Franchising Has Reached the Change Moment
Modern AI platforms are shifting how franchisors run their operations. In discussions with restaurant leaders, we hear persistent industry challenges: staffing shortages, rising labor costs, fragmented system architectures, and the operational risks tied to always-connected applications. These pressures drive a strong appetite for AI solutions that lower costs, generate revenue, enhance data visibility, and simplify operations. Emerging tools offer deep, extensible capabilities, from automated customer workflows to advanced image generation tools. At MURTEC 2026, AI was a prominent area of interest, with a full day dedicated to its role in future restaurant tech stacks. While there, I saw particular interest from senior executives in exploring infrastructure and network reliability elements that support AI-enabled workflows. The need to maintain strong customer satisfaction and deliver a consistent experience makes centralized control and thoughtful deployment at the franchisor level essential, and an experienced MSP is a critical partner in facilitating a cohesive technology strategy.
Brand-Level Curation is Key
Across the industry, a wide range of AI tools, from operational automation to creative copilots, are emerging as viable components of a modern franchise system. Our experience shows that the curation of AI and other technology tools, when done at the brand level, drives two positive outcomes:
- The franchisor controls standardization. This helps to ensure the customer and employee experiences are consistent across locations. Uniformity protects the brand’s reputation and enables the organization to scale without risking gaps from one store, region, or franchisee to the next.

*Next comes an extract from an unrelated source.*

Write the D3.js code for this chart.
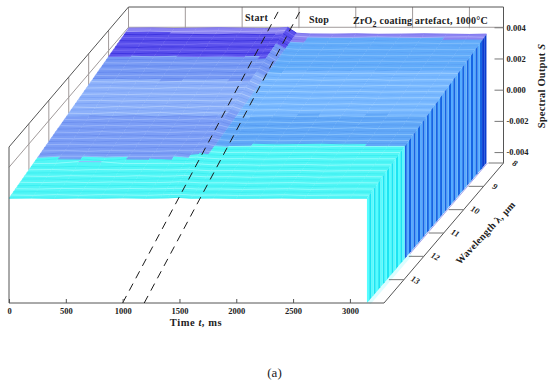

- Franchisees aren’t stuck trying to figure out how to have their network support AI deployments. Few operators have sufficient technical expertise and in-house staff to create the resilient network that leading-edge AI deployments require. Hughes works with your team to provide network connectivity and infrastructure that aligns with franchisors’ standards and needs. This frees the IT team and, in turn, franchisees to focus on driving revenue and engaging customers at the point of sale.
Prioritize the Backend
Given the computing power and bandwidth required to power AI platforms, brands need to prepare the network and infrastructure foundation to keep the technology working at optimal levels. Franchisors can help by setting clear parameters for network connectivity and other backend elements to ensure the entire technology stack can support reliable AI-enabled operations.
Delivering quality technology services out in the field is a true test of a managed network services provider’s capabilities, and the franchise leaders we talk with frequently cite support gaps as an ongoing struggle when working with other providers. Technology partners aren’t always responsive to customers, failing to provide visibility into the network, updates on support requests, and overlooking valuable self-service tools that can streamline issue resolution. The brand and its franchisees are often left to troubleshoot on their own, significantly extending the time it takes to fix problems and risking disruption to store operations in the meantime, impacting revenue.
Downtime at even a single franchise location means lost sales and less productivity. Hughes experience in franchise business-model environments means we know that robust monitoring, proactive management, and customer portal access can be a differentiator for brands. We can help franchisors and franchisees maximize technology investments by providing the reliable network needed.